If x is low enough or y is high enough, then there is definite opportunity cost to making a living counting cards. Card counting is an effective form of advantage play. It's relatively low variance and mathematically proven. However, it's also ridiculously easy for the casino to pick off. There's not a lot about straight counting that hasn't already been theorized, written about, and read by the masses. Database systems like OSN and Biometrica greatly shorten the career of an AP. Once your name is tainted, it's very tough to get the hours for the levels you need to make a living. By counting cards aggressively, you need to accept that you may never be able to practice some other forms of AP because card counting got you 86'd or burnt your name out severely. There are ways around this...but they require more travel (since heat is generally regional and casinos are more collegiate than we tend to believe), more anonymity, and a willingness to legally change your name.

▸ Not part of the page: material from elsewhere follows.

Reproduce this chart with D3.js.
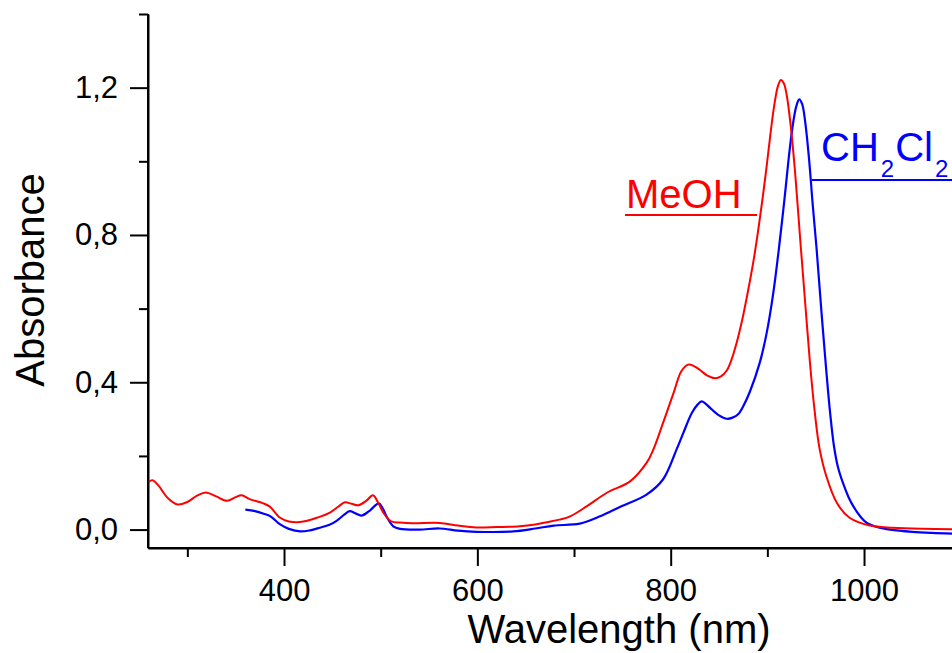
<!DOCTYPE html>
<html><head><meta charset="utf-8">
<script src="https://cdn.jsdelivr.net/npm/d3@7"></script>
<style>body{margin:0;background:#fff}svg{display:block}text{font-family:"Liberation Sans",Arial,sans-serif}</style>
</head><body><svg id="c" width="952" height="653"></svg>
<script>
// MeOH spectrum (wavelength nm, absorbance)
const meohWl = [260,264,270,280,290,300,310,319,330,341,350,356,365,378,385,396,405,414,424,434,448,456,463,470,477,485,492,497,503,511,520,533,561,580,599,620,644,660,672,685,696,713,734,758,775,782,792,803,811,818,824,830,838,846,852,858,863,868,874,880,886,892,898,903,907,911,914,917,920,924,929,934,939,944,949,954,961,972,985,1006,1030,1060,1091];
const meohAbs = [0.130,0.134,0.120,0.085,0.068,0.075,0.092,0.101,0.090,0.078,0.088,0.093,0.082,0.072,0.063,0.032,0.022,0.020,0.024,0.032,0.047,0.062,0.074,0.070,0.066,0.078,0.093,0.075,0.045,0.022,0.019,0.017,0.018,0.011,0.006,0.007,0.009,0.014,0.020,0.027,0.036,0.063,0.100,0.131,0.181,0.217,0.289,0.371,0.430,0.448,0.444,0.434,0.418,0.411,0.416,0.432,0.462,0.505,0.570,0.648,0.735,0.840,0.960,1.070,1.150,1.205,1.221,1.212,1.180,1.100,0.960,0.787,0.620,0.455,0.320,0.220,0.145,0.072,0.032,0.011,0.005,0.002,0.001];
// CH2Cl2 spectrum
const dcmWl = [360,370,379,386,396,405,417,427,437,447,454,462,468,474,480,488,498,502,506,513,520,540,561,580,599,637,660,679,706,727,748,775,792,806,813,822,828,832,836,841,850,858,864,870,876,882,892,899,906,913,918,923,927,930,933,936,939,943,947,951,956,961,965,969,973,978,984,989,996,1003,1015,1027,1050,1070,1091];
const dcmAbs = [0.054,0.050,0.043,0.036,0.014,0.002,-0.005,-0.002,0.005,0.013,0.023,0.040,0.050,0.044,0.038,0.050,0.071,0.058,0.036,0.009,0.002,0.000,0.003,-0.003,-0.006,-0.005,0.003,0.011,0.016,0.036,0.062,0.095,0.136,0.217,0.262,0.317,0.340,0.348,0.342,0.330,0.310,0.301,0.304,0.314,0.340,0.375,0.452,0.530,0.640,0.787,0.905,1.030,1.110,1.150,1.168,1.155,1.110,1.010,0.880,0.760,0.590,0.430,0.315,0.225,0.170,0.128,0.088,0.063,0.036,0.018,0.006,0.000,-0.006,-0.009,-0.011];
const xMajor = [400,600,800,1000];
const xMinor = [300,500,700,900];
const yMajor = [0,0.4,0.8,1.2];
const yMinor = [0.2,0.6,1.0,1.4];

const svg = d3.select("#c");
const L=148, R=952, T=14, B=548;
const x = d3.scaleLinear().domain([259.3,1091]).range([L,R]);
const y = d3.scaleLinear().domain([-0.05,1.4]).range([B,T]);
const fmt = v => d3.format(".1f")(v).replace(".",",");

svg.append("clipPath").attr("id","clip").append("rect")
  .attr("x",L).attr("y",T-5).attr("width",R-L).attr("height",B-T+5);

function drawAxis(g){ g.selectAll("path,line").attr("stroke","#000").attr("stroke-width",2); g.selectAll("text").attr("fill","#000"); }

// minor ticks
svg.append("g").attr("transform",`translate(0,${B})`)
  .call(d3.axisBottom(x).tickValues(xMinor).tickSize(9).tickFormat("").tickSizeOuter(0))
  .call(drawAxis);
svg.append("g").attr("transform",`translate(${L},0)`)
  .call(d3.axisLeft(y).tickValues(yMinor).tickSize(9).tickFormat("").tickSizeOuter(0))
  .call(drawAxis);
// major ticks
const gx = svg.append("g").attr("transform",`translate(0,${B})`)
  .call(d3.axisBottom(x).tickValues(xMajor).tickSize(18).tickPadding(13).tickFormat(d3.format("d")).tickSizeOuter(0))
  .call(drawAxis);
gx.selectAll("text").style("font-size","31px");
const gy = svg.append("g").attr("transform",`translate(${L},0)`)
  .call(d3.axisLeft(y).tickValues(yMajor).tickSize(18).tickPadding(12).tickFormat(fmt).tickSizeOuter(0))
  .call(drawAxis);
gy.selectAll("text").style("font-size","31px");
gx.select(".domain").attr("d",`M${L},0H${R}`);
gy.select(".domain").attr("d",`M0,${T}V${B}`);

const line = d3.line().x(d=>x(d[0])).y(d=>y(d[1])).curve(d3.curveCatmullRom.alpha(0.5));
const plot = svg.append("g").attr("clip-path","url(#clip)");
plot.append("path").datum(dcmWl.map((w,i)=>[w,dcmAbs[i]]))
  .attr("d",line).attr("fill","none").attr("stroke","#0000ff").attr("stroke-width",2.2);
plot.append("path").datum(meohWl.map((w,i)=>[w,meohAbs[i]]))
  .attr("d",line).attr("fill","none").attr("stroke","#ff0000").attr("stroke-width",2);

// axis titles
svg.append("text").attr("x",619).attr("y",643).attr("text-anchor","middle")
  .style("font-size","40px").text("Wavelength (nm)");
svg.append("text").attr("transform","translate(44,280) rotate(-90)").attr("text-anchor","middle")
  .style("font-size","40px").text("Absorbance");

// labels
svg.append("text").attr("x",626).attr("y",208).attr("fill","#ff0000").style("font-size","40px").text("MeOH");
svg.append("line").attr("x1",625).attr("x2",757).attr("y1",215).attr("y2",215).attr("stroke","#ff0000").attr("stroke-width",2);
const t2 = svg.append("text").attr("x",821).attr("y",161).attr("fill","#0000ff").style("font-size","40px");
t2.append("tspan").text("CH");
t2.append("tspan").attr("dx",2).attr("dy",16).style("font-size","24px").text("2");
t2.append("tspan").attr("dx",1).attr("dy",-16).text("Cl");
t2.append("tspan").attr("dx",2).attr("dy",16).style("font-size","24px").text("2");
svg.append("line").attr("x1",812).attr("x2",952).attr("y1",180).attr("y2",180).attr("stroke","#0000ff").attr("stroke-width",2);
</script></body></html>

So where do you go from here? Well, fortunately, not all forms of advantage play are easy for a casino to spot. Not all forms of advantage play require extensive travel. Not all forms of advantage play are frowned on by the casino. I guess I could make a Part II to this post in which I describe what it takes to make $100k/yr doing other well-known forms of advantage play like poker, sports betting, video poker, etc. However, the tone of the post would be similar to this one...make a plan for more EV than you need and then execute that plan. Each discipline has upsides and downsides. Nobody is going to want to give you 6-figures for beating them. Learning how to extract money from a casino is only half the battle...executing that strategy is equally as difficult. This leads me to my final point, and what I would make the central theorem of my reboot of Sklansky/Malmuth's book:
Instead of finding one way to make $100k/year...focus on finding four ways to make $25k/year, or even better, eight ways to make $12.5k/year.